I remember one particular Saturday night service when a woman came up to me and asked that I pray for her marriage. She was about 50 years old, and she began to tell me that that her husband had always been so hard to live with, but even more so lately. She recited two or three of his most current offenses, and then to my surprise, she handed me three sheets of notebook paper. She said, "Here, read this. It is a list of the things he has done just in the last two weeks." I opened the pages to see listed one offense after the other scribbled in various colors of ink and pencil. "He's done all this in just two weeks?" I asked.

"Yes," she said. "I didn't think anyone would believe me, so I have been writing them down."

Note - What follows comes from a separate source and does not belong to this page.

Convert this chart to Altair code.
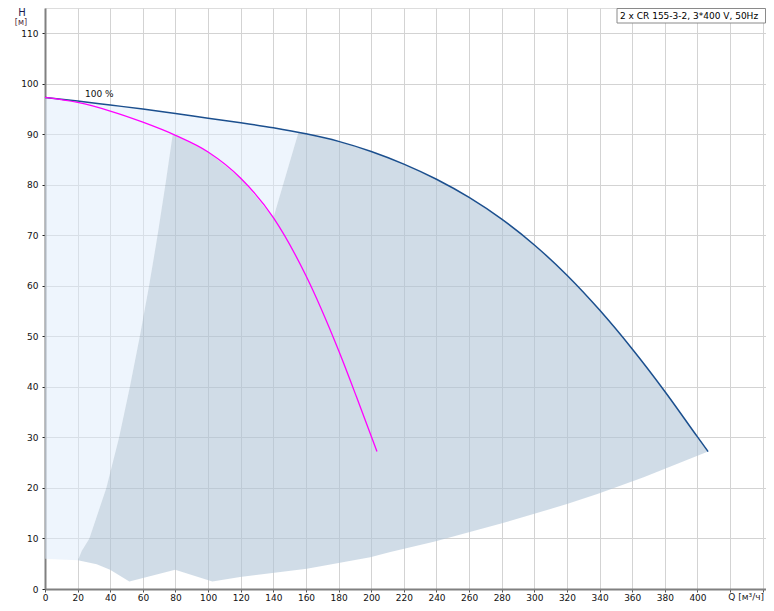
import altair as alt
import pandas as pd

FONT = "DejaVu Sans"

# Two-pump 100 % curve (dark blue)
DARK_Q = [0, 20, 40, 60, 80, 100, 120, 140, 160, 180, 200, 220, 240, 260, 280, 300, 320, 340, 360, 380, 400, 406.5]
DARK_H = [97.3, 96.6, 95.8, 95.0, 94.1, 93.2, 92.3, 91.3, 90.1, 88.6, 86.6, 84.1, 81.1, 77.5, 73.2, 68.1, 62.1, 55.2, 47.5, 39.1, 30.1, 27.2]

# One-pump curve (magenta)
MAG_Q = [0, 20, 40, 60, 80, 100, 120, 140, 160, 180, 191, 203.5]
MAG_H = [97.3, 96.3, 94.6, 92.4, 89.8, 86.5, 81.3, 73.5, 62.0, 47.2, 38.0, 27.2]

# Left edge of the one-pump range (grey), bottom to top
EDGE_A_Q = [20.2, 22.5, 27.2, 37.6, 45.4, 52.0, 58.1, 63.8, 69.0, 73.8, 78.3]
EDGE_A_H = [5.7, 7.5, 10, 20, 30, 40, 50, 60, 70, 80, 90.0]

# Left edge of the two-pump range: from the magenta curve up to the dark curve
EDGE_B_Q = [140, 155.5]
EDGE_B_H = [73.5, 90.5]

# Lower boundary of the operating range, right to left
BOTTOM_Q = [406.5, 367, 339.5, 320, 279, 239, 211.7, 199.4, 160.5, 119.6, 102.6, 79.8, 51.7, 39.9, 31.7, 20.2]
BOTTOM_H = [27.2, 22.1, 18.9, 16.8, 12.9, 9.4, 7.3, 6.3, 4.0, 2.4, 1.5, 3.8, 1.5, 3.8, 4.9, 5.7]

# Floor of the light region at Q = 0
FLOOR_Q = [0]
FLOOR_H = [6.0]

X_TICKS = list(range(0, 441, 20))
Y_TICKS = list(range(0, 111, 10))

CURVE_LABEL = ["100 %"]
CURVE_LABEL_Q = [24.5]
CURVE_LABEL_H = [97.9]

LEGEND_TEXT = ["2 x CR 155-3-2, 3*400 V, 50Hz"]
X_TITLE = ["Q [м³/ч]"]
Y_TITLE_1 = ["H"]
Y_TITLE_2 = ["[м]"]

W, H = 721, 581

# ---- polygons ----
mag_mid = [(q, h) for q, h in zip(MAG_Q, MAG_H) if 80 <= q < 140]
edge_a = list(zip(EDGE_A_Q, EDGE_A_H))
edge_b = list(zip(EDGE_B_Q, EDGE_B_H))
dark_right = [(q, h) for q, h in zip(DARK_Q, DARK_H) if q > 155.5]
dark_left = [(q, h) for q, h in zip(DARK_Q, DARK_H) if q < 155.5]
bottom = list(zip(BOTTOM_Q, BOTTOM_H))

grey_pts = edge_a + mag_mid + edge_b + dark_right + bottom[1:]
light_pts = dark_left + edge_b[::-1] + mag_mid[::-1] + edge_a[::-1] + list(zip(FLOOR_Q, FLOOR_H))

grey_df = pd.DataFrame({"Q": [p[0] for p in grey_pts], "H": [p[1] for p in grey_pts], "i": range(len(grey_pts))})
light_df = pd.DataFrame({"Q": [p[0] for p in light_pts], "H": [p[1] for p in light_pts], "i": range(len(light_pts))})
dark_df = pd.DataFrame({"Q": DARK_Q, "H": DARK_H})
mag_df = pd.DataFrame({"Q": MAG_Q, "H": MAG_H})
lab_df = pd.DataFrame({"Q": CURVE_LABEL_Q, "H": CURVE_LABEL_H, "t": CURVE_LABEL})

x_scale = alt.Scale(domain=[0, 442], nice=False, zero=False)
y_scale = alt.Scale(domain=[0, 115], nice=False, zero=False)

x_axis = alt.Axis(
    values=X_TICKS, labelExpr="datum.value <= 400 ? datum.label : ''", title=None,
    grid=True, gridColor="#d3d3d3", gridWidth=1,
    domainColor="#808080", domainWidth=2, tickColor="#555555", tickSize=3, tickWidth=1,
    labelFont=FONT, labelFontSize=9, labelColor="#111111", labelPadding=1, labelFlush=False,
)
y_axis = alt.Axis(
    values=Y_TICKS, title=None,
    grid=True, gridColor="#d3d3d3", gridWidth=1,
    domainColor="#808080", domainWidth=2, tickColor="#222222", tickSize=3, tickWidth=1,
    labelFont=FONT, labelFontSize=9, labelColor="#111111", labelPadding=4,
)

X = alt.X("Q:Q", scale=x_scale, axis=x_axis)
Y = alt.Y("H:Q", scale=y_scale, axis=y_axis)

light = alt.Chart(light_df).mark_line(
    fill="#DDEBFB", fillOpacity=0.5, strokeWidth=0, interpolate="linear"
).encode(x=X, y=Y, order="i:Q")

grey = alt.Chart(grey_df).mark_line(
    fill="#B1C5D7", fillOpacity=0.6, strokeWidth=0, interpolate="linear"
).encode(x=X, y=Y, order="i:Q")

dark = alt.Chart(dark_df).mark_line(
    color="#1B4F8E", strokeWidth=1.5, interpolate="monotone"
).encode(x=X, y=Y)

mag = alt.Chart(mag_df).mark_line(
    color="#FF00FF", strokeWidth=1.3, interpolate="monotone"
).encode(x=X, y=Y)

lab = alt.Chart(lab_df).mark_text(
    font=FONT, fontSize=9, color="#111111", align="left", baseline="middle"
).encode(x=X, y=Y, text="t:N")

legend_box = alt.Chart(pd.DataFrame({"t": LEGEND_TEXT})).mark_rect(
    fill="white", stroke="#8a8a8a", strokeWidth=1
).encode(x=alt.value(W - 149), x2=alt.value(W - 0.5), y=alt.value(0.5), y2=alt.value(15))

legend_txt = alt.Chart(pd.DataFrame({"t": LEGEND_TEXT})).mark_text(
    font=FONT, fontSize=9, color="#000000", align="left", baseline="middle"
).encode(x=alt.value(W - 146), y=alt.value(8), text="t:N")

x_title = alt.Chart(pd.DataFrame({"t": X_TITLE})).mark_text(
    font=FONT, fontSize=9, color="#222222", align="right", baseline="top"
).encode(x=alt.value(W - 2), y=alt.value(H + 4), text="t:N")

y_title1 = alt.Chart(pd.DataFrame({"t": Y_TITLE_1})).mark_text(
    font=FONT, fontSize=10, color="#1a1a50", align="center", baseline="middle"
).encode(x=alt.value(-23), y=alt.value(5), text="t:N")

y_title2 = alt.Chart(pd.DataFrame({"t": Y_TITLE_2})).mark_text(
    font=FONT, fontSize=8, color="#502838", align="center", baseline="middle"
).encode(x=alt.value(-24), y=alt.value(14.5), text="t:N")

chart = alt.layer(
    light, grey, dark, mag, lab, legend_box, legend_txt, x_title, y_title1, y_title2
).properties(
    width=W, height=H,
    autosize=alt.AutoSizeParams(type="none"),
    padding={"left": 37, "top": 0, "right": 0, "bottom": 14},
).configure_view(strokeWidth=0).configure(background="white")

chart.save("out.html", embed_options={"renderer": "svg", "actions": False})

"Why so many colors of ink?" I asked.

"Well," she said, "I write them down as quickly as I can so I won't forget them, and I grab the first pen or pencil I can find. If I wait too long, I'll forget."

I thought, wouldn't her life be so much better if she did forget? I prayed for her and prayed especially that she would learn to forgive and look for the good in her husband.

We all have times when we are disappointed in relationships, and we all have times when we disappoint others, too. Whenever someone disappoints you or does not meet your expectations, you have a choice to either dwell on those disappointments or overlook them. However, if you really want to succeed in your relationships, there is a third choice. Instead of focusing on that person's shortcomings, immediately find something about them that exceeds your expectations. Most of the time, you will find dozens of good qualities in that person and only a few things that irritate you. When those irritations come up, remind yourself of all the good things and focus on the benefits of being in a healthy relationship. Remember, what you focus on will be magnified. When you focus on the good, you magnify the good and set the tone for healthy, loving connections in your relationships!